A fresh, healthy salad intensified by roasted red peppers! Keep in mind, we recommend roasting the red peppers at least one day prior to making this salad so you will have to plan a bit in advance, but this salad is well worth it!
- 2 tablespoon red wine vinegar
- 1 ½ teaspoon juice from 1 lemon
- 2 teaspoon fresh oregano leaves, minced
- ½ teaspoon salt
- ⅛ teaspoon black pepper
- 1 medium garlic clove, minced
- 6 tablespoon olive oil
- ½ medium red onion, sliced thin
- 1 medium cucumber, peeled, halved lengthwise, seeded, cut into ⅛ inch thick slices
- 2 romaine hearts, washed, dried, thoroughly, and torn into 1 ½ inch pieces
- 2 medium vine-ripened tomatoes, each seeded, cut into 12 wedges
- ¼ cup parsley leaves, loosely packed
- ¼ cup mint leaves, loosely packed
- 1 cup roasted peppers, cut into 2 by ½ inch strips
- 2 red bell peppers
- 2 tablespoon olive oil
- Roasted red peppers: Prepare at least 1 day in advance.
- Roasted red peppers: Preheat the oven to 500˚F.

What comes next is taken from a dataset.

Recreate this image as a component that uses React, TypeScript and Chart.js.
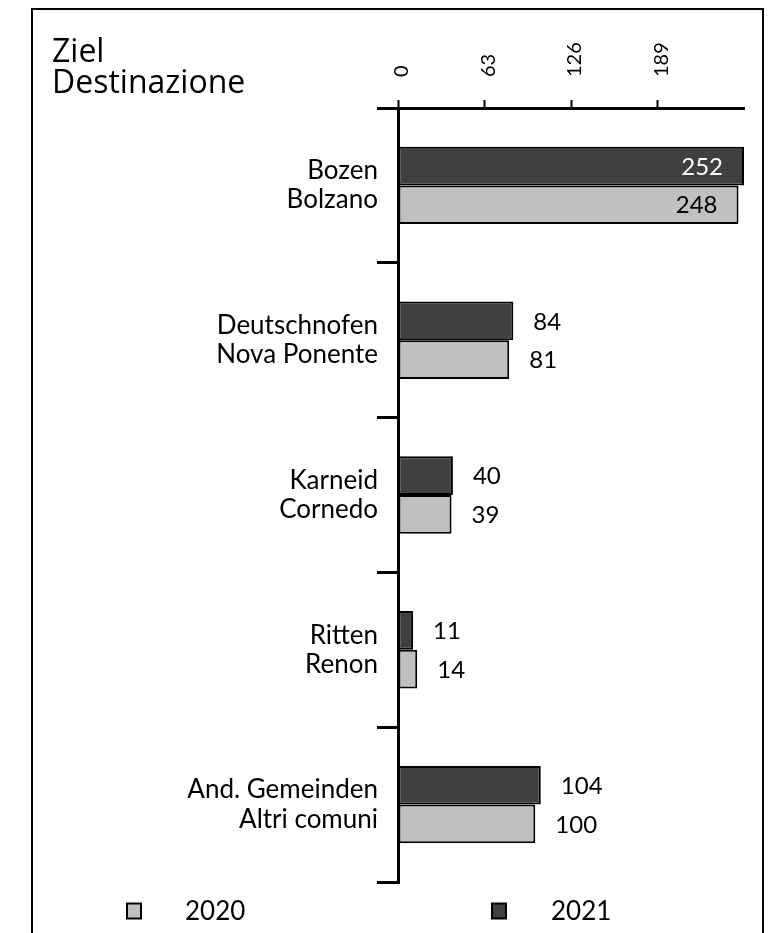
import React, { useEffect, useRef } from "react";
import { Chart, registerables } from "chart.js";

Chart.register(...registerables);

const categories: string[][] = [
  ["Bozen", "Bolzano"],
  ["Deutschnofen", "Nova Ponente"],
  ["Karneid", "Cornedo"],
  ["Ritten", "Renon"],
  ["And. Gemeinden", "Altri comuni"],
];
const values2021: number[] = [252, 84, 40, 11, 104];
const values2020: number[] = [248, 81, 39, 14, 100];
const xTicks: number[] = [0, 63, 126, 189];
const titleLines: string[] = ["Ziel", "Destinazione"];
const legendLabels: string[] = ["2020", "2021"];

const DARK = "#404040";
const LIGHT = "#c0c0c0";
const FONT = "Lato, 'Open Sans', sans-serif";
const TITLE_FONT = "'Open Sans', Lato, sans-serif";

const CW = 729;
const CH = 930;

export default function App() {
  const ref = useRef<HTMLCanvasElement | null>(null);

  useEffect(() => {
    document.documentElement.style.overflow = "hidden";
    document.body.style.overflow = "hidden";
    const canvas = ref.current;
    if (!canvas) return;

    const decor = {
      id: "decor",
      afterDatasetsDraw(chart: any) {
        const ctx = chart.ctx;
        const area = chart.chartArea;
        ctx.save();
        ctx.font = `24px ${FONT}`;
        ctx.textBaseline = "middle";
        chart.data.datasets.forEach((ds: any, di: number) => {
          const meta = chart.getDatasetMeta(di);
          meta.data.forEach((bar: any, i: number) => {
            const v = ds.data[i];
            const txt = String(v);
            const w = ctx.measureText(txt).width;
            if (bar.x + 20 + w > area.right) {
              ctx.textAlign = "right";
              ctx.fillStyle = di === 0 ? "#ffffff" : "#000000";
              ctx.fillText(txt, bar.x - 21, bar.y + 1);
            } else {
              ctx.textAlign = "left";
              ctx.fillStyle = "#000000";
              ctx.fillText(txt, bar.x + 20, bar.y + 1);
            }
          });
        });
        ctx.restore();
      },
      afterDraw(chart: any) {
        const ctx = chart.ctx;
        const xs = chart.scales.x;
        ctx.save();
        // x tick labels (rotated)
        ctx.font = `20px ${FONT}`;
        ctx.fillStyle = "#000";
        xTicks.forEach((v) => {
          const px = xs.getPixelForValue(v);
          ctx.save();
          ctx.translate(px + 4, 67);
          ctx.rotate(-Math.PI / 2);
          ctx.textAlign = "left";
          ctx.textBaseline = "middle";
          ctx.fillText(String(v), 0, 0);
          ctx.restore();
        });
        // title
        ctx.font = `32px ${TITLE_FONT}`;
        ctx.fillStyle = "#000";
        ctx.textAlign = "left";
        ctx.textBaseline = "alphabetic";
        ctx.fillText(titleLines[0], 19, 52);
        ctx.fillText(titleLines[1], 19, 83);
        // legend
        const items = [
          { label: legendLabels[0], color: LIGHT, x: 94, tx: 152 },
          { label: legendLabels[1], color: DARK, x: 459, tx: 518 },
        ];
        const ly = 901;
        items.forEach((it) => {
          ctx.fillStyle = it.color;
          ctx.strokeStyle = "#000";
          ctx.lineWidth = 2;
          ctx.fillRect(it.x, ly - 7.5, 14, 15);
          ctx.strokeRect(it.x, ly - 7.5, 14, 15);
          ctx.fillStyle = "#000";
          ctx.font = `26px ${FONT}`;
          ctx.textBaseline = "middle";
          ctx.textAlign = "left";
          ctx.fillText(it.label, it.tx, ly + 1);
        });
        ctx.restore();
      },
    };

    const chart = new Chart(canvas, {
      type: "bar",
      data: {
        labels: categories,
        datasets: [
          {
            label: "2021",
            data: values2021,
            backgroundColor: DARK,
            borderColor: "#000",
            borderWidth: 2,
            borderSkipped: false,
            barPercentage: 1,
            categoryPercentage: 0.5,
          },
          {
            label: "2020",
            data: values2020,
            backgroundColor: LIGHT,
            borderColor: "#000",
            borderWidth: 2,
            borderSkipped: false,
            barPercentage: 1,
            categoryPercentage: 0.5,
          },
        ],
      },
      options: {
        indexAxis: "y",
        animation: false,
        responsive: false,
        maintainAspectRatio: false,
        layout: { padding: { left: 0, right: 18, top: 0, bottom: 58 } },
        plugins: {
          legend: { display: false },
          tooltip: { enabled: false },
        },
        scales: {
          x: {
            position: "top",
            min: 0,
            max: 252,
            afterBuildTicks(scale: any) {
              scale.ticks = xTicks.map((v) => ({ value: v }));
            },
            afterFit(scale: any) {
              scale.height = 98;
            },
            grid: {
              display: true,
              drawOnChartArea: false,
              drawTicks: true,
              tickLength: 8,
              tickWidth: 2,
              color: "#000",
            },
            border: { display: true, color: "#000", width: 3 },
            ticks: { display: false },
          },
          y: {
            offset: true,
            afterFit(scale: any) {
              scale.width = 365;
            },
            grid: {
              display: true,
              offset: true,
              drawOnChartArea: false,
              drawTicks: true,
              tickLength: 21,
              lineWidth: 3,
              color: "#000",
            },
            border: { display: true, color: "#000", width: 3 },
            ticks: {
              padding: -1,
              color: "#000",
              font: { family: FONT, size: 26, lineHeight: 1.12 },
            },
          },
        },
      },
      plugins: [decor],
    } as any);

    return () => chart.destroy();
  }, []);

  return (
    <div
      style={{
        marginLeft: 23,
        border: "2px solid #000",
        width: CW,
        height: CH,
        boxSizing: "content-box",
      }}
    >
      <canvas ref={ref} width={CW} height={CH} style={{ display: "block" }} />
    </div>
  );
}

- Roasted red peppers: Place the whole peppers on a sheet pan and place in the oven (30-40 minutes) - turning twice during roasting - until skins are completely wrinkled and peppers are charred.
- Roasted red peppers: Remove the pan from the oven and immediately cover tightly with aluminum foil.
- Roasted red peppers: Set aside (30 minutes) until cool enough to handle.
- Roasted red peppers: Remove the stem, peels, and seeds from each pepper and cut into quarters.
- Roasted red peppers: Pour the oil over the peppers.
- Roasted red peppers: Cover with plastic wrap and refrigerate.
- Whisk the first seven ingredients (red wine vinegar, lemon, oregano, salt, pepper, garlic clove, olive oil) together in a large bowl until combined.
- Add the onion and cucumber to toss.
- Let stand to blend the flavors (20 minutes).
- Add the romaine, tomatoes, parsley, mint, and peppers to the bowl with the onion and cucumber, toss to coat with the dressing.